What the task requires:
Copy out the data below as written; omit any images.

——

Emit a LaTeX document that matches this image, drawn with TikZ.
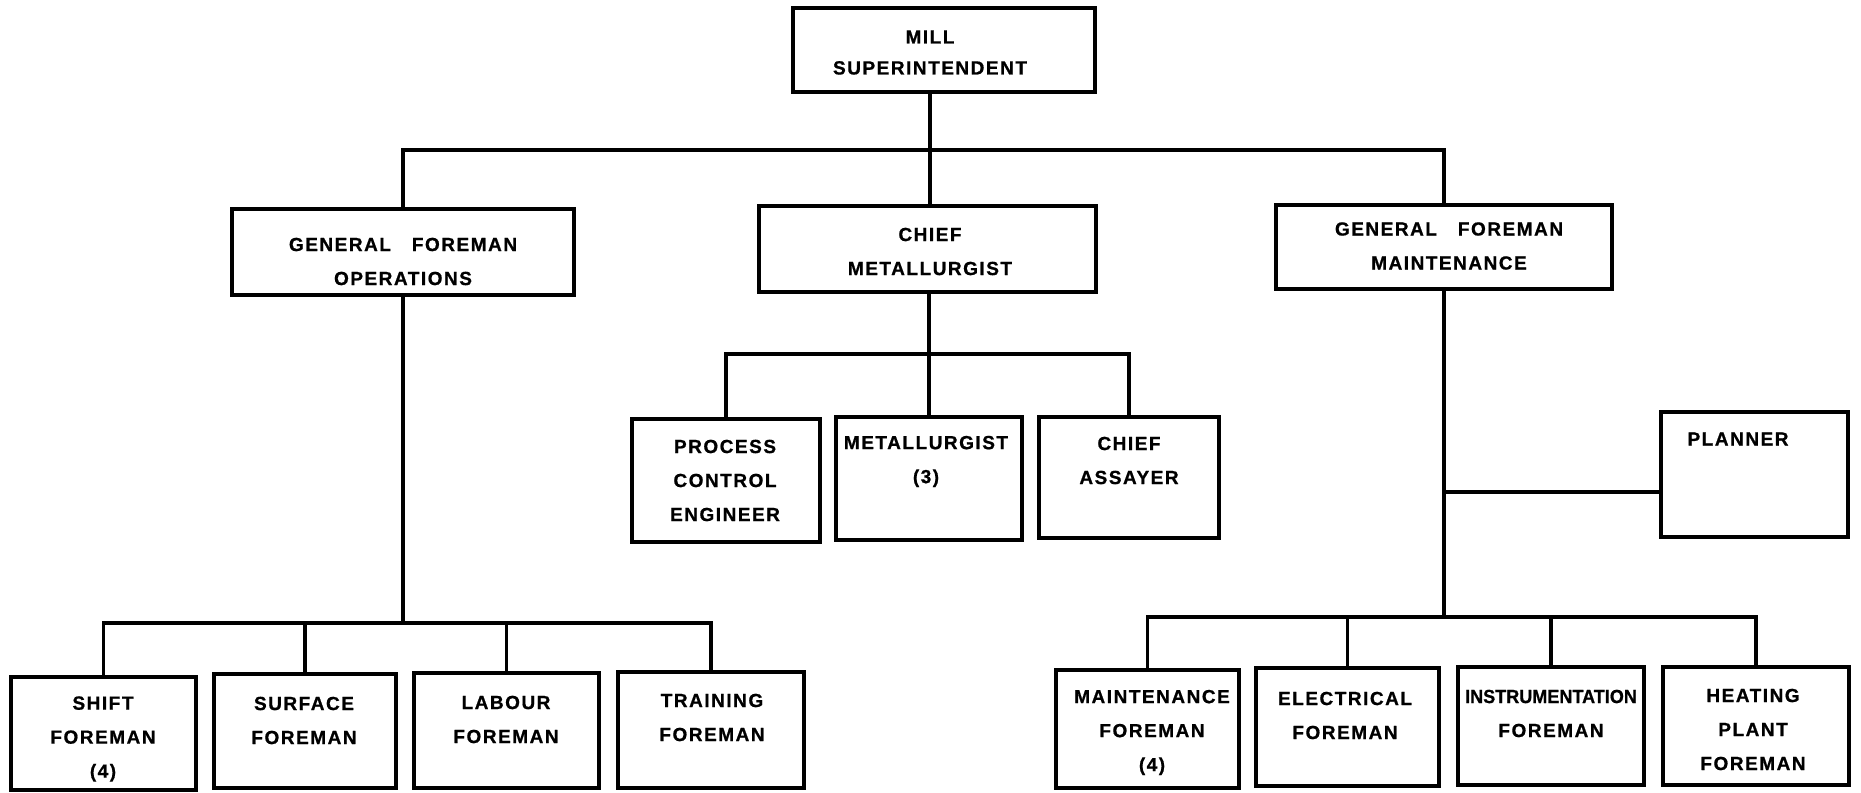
\documentclass[tikz,border=0pt]{standalone}
\usepackage{fontspec}
\setmainfont{Liberation Sans}
\newfontfamily\spacedfont[LetterSpace=8, BoldFeatures={FakeBold=0.8}]{Liberation Sans}
\newfontfamily\tightfont[LetterSpace=0, BoldFeatures={FakeBold=0.8}]{Liberation Sans}
\tikzset{
  orgbox/.style={draw, line width=1.6pt, rectangle, inner sep=0pt, outer sep=0pt},
  conn/.style={line width=1.6pt},
  lbl/.style={align=center, inner sep=0pt, font=\spacedfont\bfseries\fontsize{9.5}{17}\selectfont},
}
\newcommand\orgnode[5]{\node[orgbox, minimum width={(#4-#2)*0.5pt}, minimum height={(#5-#3)*0.5pt}] (#1) at ({(#2+#4)/2},{(#3+#5)/2}) {};}
\begin{document}
\begin{tikzpicture}[x=0.5pt,y=-0.5pt]
\path[fill=white] (0,0) rectangle (1861,792);
\useasboundingbox (0,0) rectangle (1861,792);
% boxes
\orgnode{mill}{793}{8}{1095}{92}
\orgnode{ops}{232}{209}{574}{295}
\orgnode{cm}{759}{206}{1096}{292}
\orgnode{maint}{1276}{205}{1612}{289}
\orgnode{proc}{632}{419}{820}{542}
\orgnode{met}{836}{417}{1022}{540}
\orgnode{assay}{1039}{417}{1219}{538}
\orgnode{planner}{1661}{412}{1848}{537}
\orgnode{shift}{11}{677}{196}{790}
\orgnode{surf}{214}{674}{396}{788}
\orgnode{lab}{414}{673}{599}{788}
\orgnode{train}{618}{672}{804}{788}
\orgnode{mf}{1056}{670}{1239}{788}
\orgnode{elec}{1256}{668}{1439}{786}
\orgnode{instr}{1458}{667}{1644}{785}
\orgnode{heat}{1663}{667}{1849}{785}
% labels
\node[lbl, font=\spacedfont\bfseries\fontsize{9.5}{15.5}\selectfont] (millT) at (930,52.5) {MILL\\SUPERINTENDENT};
\node[lbl] (opsT) at (403,261.5) {GENERAL\hspace{1.1em}FOREMAN\\OPERATIONS};
\node[lbl] (cmT) at (930,251.5) {CHIEF\\METALLURGIST};
\node[lbl] (maintT) at (1449,246) {GENERAL\hspace{1.1em}FOREMAN\\MAINTENANCE};
\node[lbl] (procT) at (725,480.5) {PROCESS\\CONTROL\\ENGINEER};
\node[lbl] (metT) at (926,461.5) {METALLURGIST\\(3)};
\node[lbl] (assayT) at (1129,460.5) {CHIEF\\ASSAYER};
\node[lbl] (plannerT) at (1738,439) {PLANNER};
\node[lbl] (shiftT) at (103,739) {SHIFT\\FOREMAN\\(4)};
\node[lbl] (surfT) at (304,720.5) {SURFACE\\FOREMAN};
\node[lbl] (labT) at (506,719.5) {LABOUR\\FOREMAN};
\node[lbl] (trainT) at (712,717.5) {TRAINING\\FOREMAN};
\node[lbl] (mfT) at (1152,732.5) {MAINTENANCE\\FOREMAN\\(4)};
\node[lbl] (elecT) at (1345,715.5) {ELECTRICAL\\FOREMAN};
\node[lbl] (instrT) at (1551,713.5) {\scalebox{0.95}[1]{\tightfont\bfseries INSTRUMENTATION}\\FOREMAN};
\node[lbl] (heatT) at (1753,729.5) {HEATING\\PLANT\\FOREMAN};
% connectors
\coordinate (b1) at (930,150);
\draw[conn] (mill.south -| b1) -- (cm.north -| b1);
\draw[conn] (ops.north) |- (b1) -| (maint.north);
\coordinate (b2) at (405,623);
\draw[conn] (ops.south) -- (ops.south |- b2);
\draw[conn] (shift.north) |- (b2) -| (train.north);
\draw[conn] (surf.north) -- (surf.north |- b2);
\draw[conn] (lab.north) -- (lab.north |- b2);
\coordinate (b3) at (929,354);
\draw[conn] (cm.south -| b3) -- (met.north -| b3);
\draw[conn] (proc.north) |- (b3) -| (assay.north);
\coordinate (b4) at (1444,617);
\coordinate (pj) at (1444,492);
\draw[conn] (maint.south) -- (maint.south |- b4);
\draw[conn] (pj) -- (pj -| planner.west);
\draw[conn] (mf.north) |- (b4) -| (heat.north);
\draw[conn] (elec.north) -- (elec.north |- b4);
\draw[conn] (instr.north) -- (instr.north |- b4);
\end{tikzpicture}
\end{document}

——

Correct response:
Emit a LaTeX document that matches this image, drawn with TikZ.
\documentclass[tikz,border=0pt]{standalone}
\usepackage{fontspec}
\setmainfont{Liberation Sans}
\newfontfamily\spacedfont[LetterSpace=8, BoldFeatures={FakeBold=0.8}]{Liberation Sans}
\newfontfamily\tightfont[LetterSpace=0, BoldFeatures={FakeBold=0.8}]{Liberation Sans}
\tikzset{
  orgbox/.style={draw, line width=1.6pt, rectangle, inner sep=0pt, outer sep=0pt},
  conn/.style={line width=1.6pt},
  lbl/.style={align=center, inner sep=0pt, font=\spacedfont\bfseries\fontsize{9.5}{17}\selectfont},
}
\newcommand\orgnode[5]{\node[orgbox, minimum width={(#4-#2)*0.5pt}, minimum height={(#5-#3)*0.5pt}] (#1) at ({(#2+#4)/2},{(#3+#5)/2}) {};}
\begin{document}
\begin{tikzpicture}[x=0.5pt,y=-0.5pt]
\path[fill=white] (0,0) rectangle (1861,792);
\useasboundingbox (0,0) rectangle (1861,792);
% boxes
\orgnode{mill}{793}{8}{1095}{92}
\orgnode{ops}{232}{209}{574}{295}
\orgnode{cm}{759}{206}{1096}{292}
\orgnode{maint}{1276}{205}{1612}{289}
\orgnode{proc}{632}{419}{820}{542}
\orgnode{met}{836}{417}{1022}{540}
\orgnode{assay}{1039}{417}{1219}{538}
\orgnode{planner}{1661}{412}{1848}{537}
\orgnode{shift}{11}{677}{196}{790}
\orgnode{surf}{214}{674}{396}{788}
\orgnode{lab}{414}{673}{599}{788}
\orgnode{train}{618}{672}{804}{788}
\orgnode{mf}{1056}{670}{1239}{788}
\orgnode{elec}{1256}{668}{1439}{786}
\orgnode{instr}{1458}{667}{1644}{785}
\orgnode{heat}{1663}{667}{1849}{785}
% labels
\node[lbl, font=\spacedfont\bfseries\fontsize{9.5}{15.5}\selectfont] (millT) at (930,52.5) {MILL\\SUPERINTENDENT};
\node[lbl] (opsT) at (403,261.5) {GENERAL\hspace{1.1em}FOREMAN\\OPERATIONS};
\node[lbl] (cmT) at (930,251.5) {CHIEF\\METALLURGIST};
\node[lbl] (maintT) at (1449,246) {GENERAL\hspace{1.1em}FOREMAN\\MAINTENANCE};
\node[lbl] (procT) at (725,480.5) {PROCESS\\CONTROL\\ENGINEER};
\node[lbl] (metT) at (926,461.5) {METALLURGIST\\(3)};
\node[lbl] (assayT) at (1129,460.5) {CHIEF\\ASSAYER};
\node[lbl] (plannerT) at (1738,439) {PLANNER};
\node[lbl] (shiftT) at (103,739) {SHIFT\\FOREMAN\\(4)};
\node[lbl] (surfT) at (304,720.5) {SURFACE\\FOREMAN};
\node[lbl] (labT) at (506,719.5) {LABOUR\\FOREMAN};
\node[lbl] (trainT) at (712,717.5) {TRAINING\\FOREMAN};
\node[lbl] (mfT) at (1152,732.5) {MAINTENANCE\\FOREMAN\\(4)};
\node[lbl] (elecT) at (1345,715.5) {ELECTRICAL\\FOREMAN};
\node[lbl] (instrT) at (1551,713.5) {\scalebox{0.95}[1]{\tightfont\bfseries INSTRUMENTATION}\\FOREMAN};
\node[lbl] (heatT) at (1753,729.5) {HEATING\\PLANT\\FOREMAN};
% connectors
\coordinate (b1) at (930,150);
\draw[conn] (mill.south -| b1) -- (cm.north -| b1);
\draw[conn] (ops.north) |- (b1) -| (maint.north);
\coordinate (b2) at (405,623);
\draw[conn] (ops.south) -- (ops.south |- b2);
\draw[conn] (shift.north) |- (b2) -| (train.north);
\draw[conn] (surf.north) -- (surf.north |- b2);
\draw[conn] (lab.north) -- (lab.north |- b2);
\coordinate (b3) at (929,354);
\draw[conn] (cm.south -| b3) -- (met.north -| b3);
\draw[conn] (proc.north) |- (b3) -| (assay.north);
\coordinate (b4) at (1444,617);
\coordinate (pj) at (1444,492);
\draw[conn] (maint.south) -- (maint.south |- b4);
\draw[conn] (pj) -- (pj -| planner.west);
\draw[conn] (mf.north) |- (b4) -| (heat.north);
\draw[conn] (elec.north) -- (elec.north |- b4);
\draw[conn] (instr.north) -- (instr.north |- b4);
\end{tikzpicture}
\end{document}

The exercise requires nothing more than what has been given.